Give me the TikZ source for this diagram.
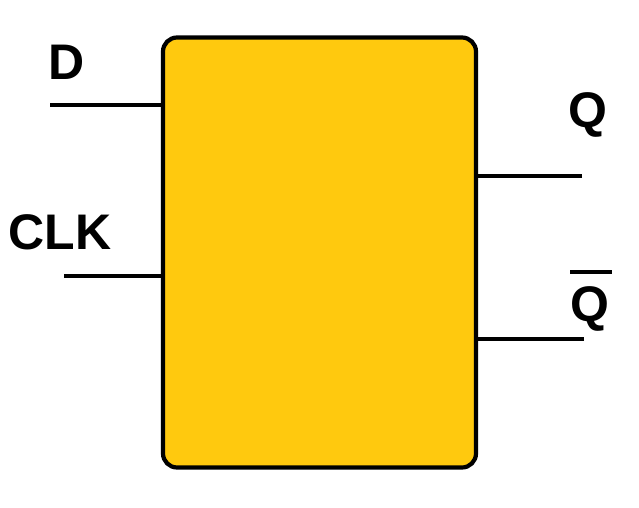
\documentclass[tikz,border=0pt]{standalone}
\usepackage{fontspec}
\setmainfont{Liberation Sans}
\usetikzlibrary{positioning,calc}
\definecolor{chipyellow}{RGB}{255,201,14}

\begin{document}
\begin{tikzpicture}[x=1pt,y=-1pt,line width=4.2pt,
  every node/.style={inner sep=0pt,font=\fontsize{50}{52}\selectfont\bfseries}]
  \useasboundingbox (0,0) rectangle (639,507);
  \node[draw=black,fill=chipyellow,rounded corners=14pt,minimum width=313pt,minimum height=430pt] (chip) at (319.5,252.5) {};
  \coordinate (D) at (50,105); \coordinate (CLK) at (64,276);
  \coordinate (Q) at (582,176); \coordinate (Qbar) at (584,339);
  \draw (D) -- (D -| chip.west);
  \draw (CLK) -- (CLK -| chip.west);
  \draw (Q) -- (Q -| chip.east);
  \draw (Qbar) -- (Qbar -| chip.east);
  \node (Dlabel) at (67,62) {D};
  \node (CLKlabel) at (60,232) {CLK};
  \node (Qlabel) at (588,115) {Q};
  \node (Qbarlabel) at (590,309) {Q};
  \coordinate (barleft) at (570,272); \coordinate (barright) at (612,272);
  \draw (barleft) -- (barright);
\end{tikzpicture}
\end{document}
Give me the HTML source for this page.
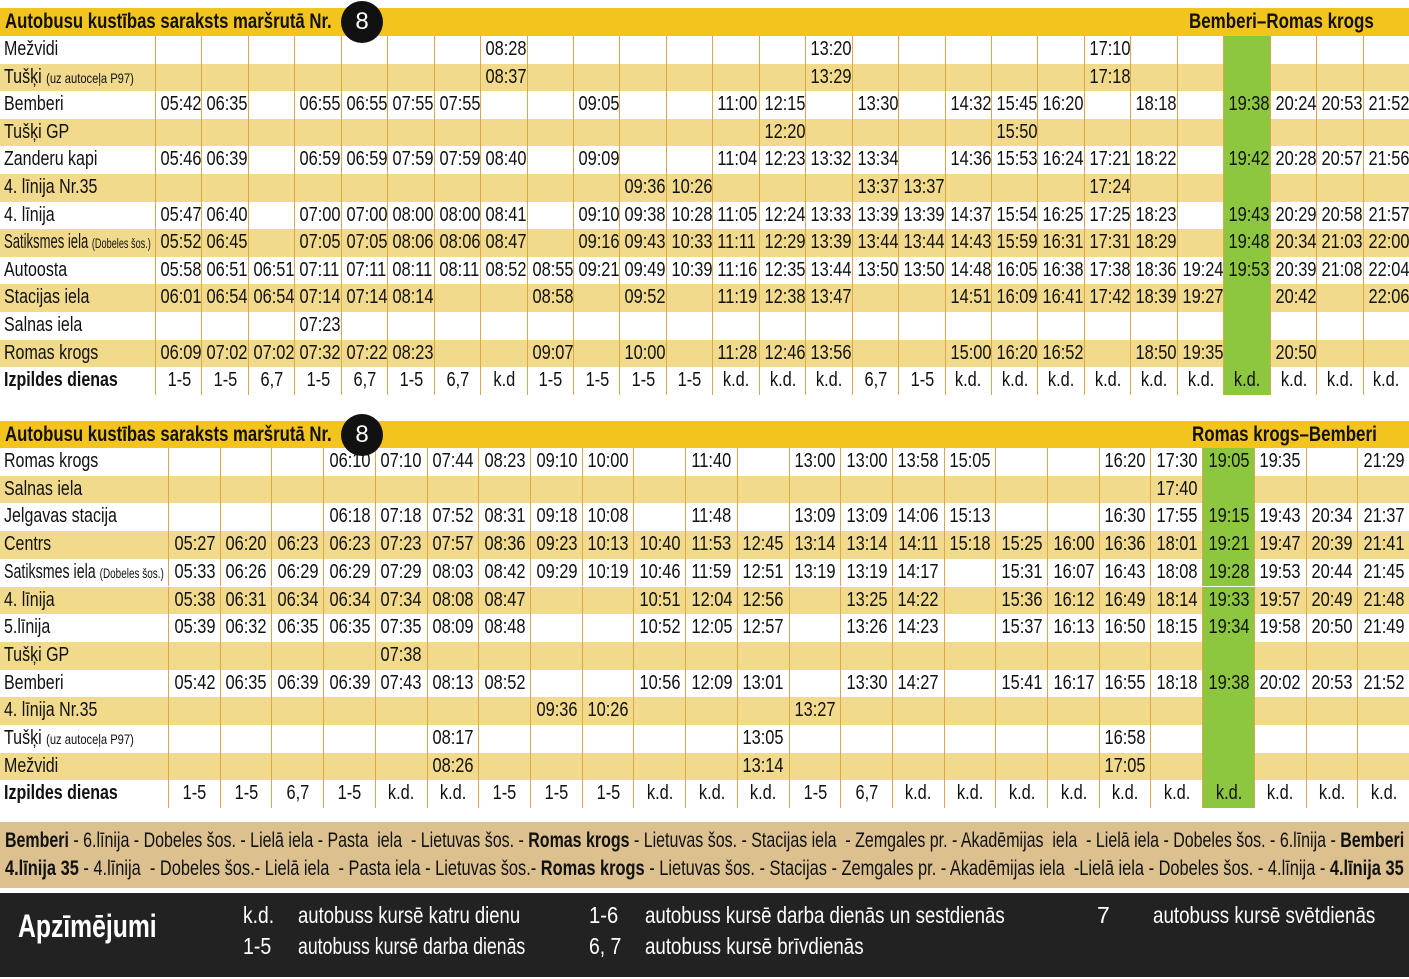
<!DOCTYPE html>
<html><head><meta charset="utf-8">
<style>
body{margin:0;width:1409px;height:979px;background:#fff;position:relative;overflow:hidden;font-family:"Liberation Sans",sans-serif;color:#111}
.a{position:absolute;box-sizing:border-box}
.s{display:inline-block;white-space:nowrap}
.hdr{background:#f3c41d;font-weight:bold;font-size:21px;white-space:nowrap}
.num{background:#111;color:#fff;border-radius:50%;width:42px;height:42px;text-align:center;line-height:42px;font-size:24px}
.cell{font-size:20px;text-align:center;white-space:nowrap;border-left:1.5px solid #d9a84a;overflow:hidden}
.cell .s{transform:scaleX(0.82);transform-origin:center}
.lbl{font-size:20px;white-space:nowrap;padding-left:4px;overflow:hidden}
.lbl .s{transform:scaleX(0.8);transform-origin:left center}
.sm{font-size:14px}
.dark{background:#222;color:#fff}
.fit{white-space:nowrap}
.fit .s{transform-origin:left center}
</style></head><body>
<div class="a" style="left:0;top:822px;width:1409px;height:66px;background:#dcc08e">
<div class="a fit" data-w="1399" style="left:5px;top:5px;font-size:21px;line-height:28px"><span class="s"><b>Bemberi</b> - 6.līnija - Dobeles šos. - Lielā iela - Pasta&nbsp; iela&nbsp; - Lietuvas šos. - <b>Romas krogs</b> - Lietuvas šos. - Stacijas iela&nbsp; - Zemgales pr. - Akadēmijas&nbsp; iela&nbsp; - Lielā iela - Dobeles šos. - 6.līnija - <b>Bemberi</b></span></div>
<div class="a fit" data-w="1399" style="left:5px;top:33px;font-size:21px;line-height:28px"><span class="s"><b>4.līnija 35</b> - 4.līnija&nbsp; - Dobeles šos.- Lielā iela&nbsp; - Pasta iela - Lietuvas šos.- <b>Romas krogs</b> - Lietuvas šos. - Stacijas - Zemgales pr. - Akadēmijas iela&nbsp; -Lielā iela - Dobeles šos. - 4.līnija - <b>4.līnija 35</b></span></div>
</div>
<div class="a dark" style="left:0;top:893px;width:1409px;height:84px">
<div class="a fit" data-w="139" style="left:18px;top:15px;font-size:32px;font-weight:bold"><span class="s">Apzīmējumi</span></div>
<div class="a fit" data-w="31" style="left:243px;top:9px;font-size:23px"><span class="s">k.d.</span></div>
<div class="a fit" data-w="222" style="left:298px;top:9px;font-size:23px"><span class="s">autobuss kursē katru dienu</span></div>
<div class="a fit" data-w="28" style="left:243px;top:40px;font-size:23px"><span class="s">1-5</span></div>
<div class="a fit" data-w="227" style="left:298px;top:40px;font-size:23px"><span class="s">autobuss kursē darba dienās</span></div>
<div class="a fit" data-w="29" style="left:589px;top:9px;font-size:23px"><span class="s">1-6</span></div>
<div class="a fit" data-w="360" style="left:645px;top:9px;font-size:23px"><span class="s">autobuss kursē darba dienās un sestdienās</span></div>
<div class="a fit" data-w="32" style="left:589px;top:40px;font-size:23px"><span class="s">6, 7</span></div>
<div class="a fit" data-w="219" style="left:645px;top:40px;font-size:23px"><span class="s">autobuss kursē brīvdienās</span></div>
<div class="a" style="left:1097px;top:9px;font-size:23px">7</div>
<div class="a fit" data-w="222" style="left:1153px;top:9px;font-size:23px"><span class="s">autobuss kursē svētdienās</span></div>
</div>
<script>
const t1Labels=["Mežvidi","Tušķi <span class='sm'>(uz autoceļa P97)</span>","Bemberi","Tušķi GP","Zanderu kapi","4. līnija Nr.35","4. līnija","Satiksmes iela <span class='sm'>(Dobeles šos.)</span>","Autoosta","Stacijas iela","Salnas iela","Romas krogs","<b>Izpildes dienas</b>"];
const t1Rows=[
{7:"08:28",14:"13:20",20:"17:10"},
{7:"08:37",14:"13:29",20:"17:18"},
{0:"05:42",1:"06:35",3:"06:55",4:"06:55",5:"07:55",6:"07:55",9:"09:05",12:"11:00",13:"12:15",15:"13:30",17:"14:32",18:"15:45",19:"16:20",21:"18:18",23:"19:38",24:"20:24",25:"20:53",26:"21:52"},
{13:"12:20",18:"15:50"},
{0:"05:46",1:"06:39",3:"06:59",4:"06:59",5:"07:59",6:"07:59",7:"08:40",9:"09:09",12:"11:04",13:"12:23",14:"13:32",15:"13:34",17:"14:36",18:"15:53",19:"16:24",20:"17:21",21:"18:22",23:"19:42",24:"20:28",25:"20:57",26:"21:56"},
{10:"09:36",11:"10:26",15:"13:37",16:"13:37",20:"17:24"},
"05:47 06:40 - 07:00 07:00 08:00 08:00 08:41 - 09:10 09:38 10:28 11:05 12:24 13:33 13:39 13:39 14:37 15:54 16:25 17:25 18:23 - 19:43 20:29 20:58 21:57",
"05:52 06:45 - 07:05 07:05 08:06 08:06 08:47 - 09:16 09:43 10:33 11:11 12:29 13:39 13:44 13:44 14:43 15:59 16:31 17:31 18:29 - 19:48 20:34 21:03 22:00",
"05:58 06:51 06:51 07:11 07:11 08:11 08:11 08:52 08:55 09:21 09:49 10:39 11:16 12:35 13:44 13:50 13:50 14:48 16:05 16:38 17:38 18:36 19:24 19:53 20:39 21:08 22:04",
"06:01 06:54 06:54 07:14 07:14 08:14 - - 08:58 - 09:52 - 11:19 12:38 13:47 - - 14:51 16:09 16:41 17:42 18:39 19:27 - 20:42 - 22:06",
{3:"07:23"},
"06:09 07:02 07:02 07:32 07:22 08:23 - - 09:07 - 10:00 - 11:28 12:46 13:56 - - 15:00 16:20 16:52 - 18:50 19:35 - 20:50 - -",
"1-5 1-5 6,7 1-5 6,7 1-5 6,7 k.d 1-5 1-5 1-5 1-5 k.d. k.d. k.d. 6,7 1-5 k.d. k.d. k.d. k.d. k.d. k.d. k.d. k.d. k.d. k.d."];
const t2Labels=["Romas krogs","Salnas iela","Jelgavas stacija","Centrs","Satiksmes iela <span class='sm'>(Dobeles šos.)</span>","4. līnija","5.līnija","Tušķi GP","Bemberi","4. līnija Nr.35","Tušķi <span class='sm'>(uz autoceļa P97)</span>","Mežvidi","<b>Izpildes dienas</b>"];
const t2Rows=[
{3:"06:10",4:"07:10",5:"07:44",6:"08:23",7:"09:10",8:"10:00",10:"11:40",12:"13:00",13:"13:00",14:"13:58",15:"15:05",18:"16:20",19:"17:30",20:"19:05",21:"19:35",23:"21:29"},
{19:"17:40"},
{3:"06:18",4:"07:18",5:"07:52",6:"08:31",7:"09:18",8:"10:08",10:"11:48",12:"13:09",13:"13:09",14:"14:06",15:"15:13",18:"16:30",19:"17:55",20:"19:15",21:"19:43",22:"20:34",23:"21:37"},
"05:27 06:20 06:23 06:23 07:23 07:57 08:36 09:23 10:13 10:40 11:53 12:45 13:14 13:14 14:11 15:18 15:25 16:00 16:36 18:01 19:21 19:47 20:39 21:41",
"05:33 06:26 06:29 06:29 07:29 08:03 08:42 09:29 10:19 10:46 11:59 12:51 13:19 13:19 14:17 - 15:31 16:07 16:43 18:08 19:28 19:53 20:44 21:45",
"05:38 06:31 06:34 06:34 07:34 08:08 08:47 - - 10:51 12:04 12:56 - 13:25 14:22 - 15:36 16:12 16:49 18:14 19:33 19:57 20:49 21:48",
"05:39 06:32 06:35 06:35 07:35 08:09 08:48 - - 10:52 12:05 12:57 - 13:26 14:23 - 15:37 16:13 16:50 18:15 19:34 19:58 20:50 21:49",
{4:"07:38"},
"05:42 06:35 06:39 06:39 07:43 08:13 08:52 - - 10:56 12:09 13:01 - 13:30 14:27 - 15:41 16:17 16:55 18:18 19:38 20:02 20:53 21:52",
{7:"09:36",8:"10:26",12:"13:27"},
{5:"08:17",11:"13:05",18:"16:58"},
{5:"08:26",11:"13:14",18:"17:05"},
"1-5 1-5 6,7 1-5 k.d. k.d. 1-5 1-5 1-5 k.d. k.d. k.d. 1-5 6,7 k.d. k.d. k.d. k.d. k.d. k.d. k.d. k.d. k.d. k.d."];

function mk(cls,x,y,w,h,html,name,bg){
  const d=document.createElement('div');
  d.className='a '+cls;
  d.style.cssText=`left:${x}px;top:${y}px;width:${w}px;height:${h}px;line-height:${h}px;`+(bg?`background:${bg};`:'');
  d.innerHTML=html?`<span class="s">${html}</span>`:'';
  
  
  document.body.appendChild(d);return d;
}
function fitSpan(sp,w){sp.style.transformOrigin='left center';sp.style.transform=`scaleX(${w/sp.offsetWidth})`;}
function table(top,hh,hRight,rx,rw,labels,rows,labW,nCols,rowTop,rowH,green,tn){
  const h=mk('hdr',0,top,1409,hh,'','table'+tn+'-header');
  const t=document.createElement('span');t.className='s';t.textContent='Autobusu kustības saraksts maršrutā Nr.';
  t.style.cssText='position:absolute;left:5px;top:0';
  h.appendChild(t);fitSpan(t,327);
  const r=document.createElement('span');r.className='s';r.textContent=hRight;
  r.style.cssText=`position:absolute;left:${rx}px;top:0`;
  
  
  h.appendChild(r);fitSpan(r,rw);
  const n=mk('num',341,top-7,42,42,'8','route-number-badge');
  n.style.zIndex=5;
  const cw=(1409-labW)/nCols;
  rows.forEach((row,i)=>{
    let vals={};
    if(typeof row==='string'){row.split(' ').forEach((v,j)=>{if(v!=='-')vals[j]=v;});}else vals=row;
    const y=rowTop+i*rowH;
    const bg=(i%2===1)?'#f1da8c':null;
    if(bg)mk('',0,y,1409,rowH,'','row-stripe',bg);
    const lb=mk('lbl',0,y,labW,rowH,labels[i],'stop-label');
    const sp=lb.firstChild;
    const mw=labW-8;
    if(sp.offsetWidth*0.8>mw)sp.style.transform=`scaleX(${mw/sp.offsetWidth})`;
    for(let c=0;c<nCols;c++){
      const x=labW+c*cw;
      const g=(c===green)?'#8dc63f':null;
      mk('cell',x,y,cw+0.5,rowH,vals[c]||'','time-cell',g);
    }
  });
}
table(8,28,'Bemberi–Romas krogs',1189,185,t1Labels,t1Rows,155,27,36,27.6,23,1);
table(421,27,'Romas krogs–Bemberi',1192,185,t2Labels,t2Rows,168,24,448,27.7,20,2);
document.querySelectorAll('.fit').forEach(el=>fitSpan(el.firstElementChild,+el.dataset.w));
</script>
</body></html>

▶ **Task goal**: Pull out every line containing "source".

▶ **Right answer**:
Give me the TikZ source for this diagram.
Give me the HTML source for this page.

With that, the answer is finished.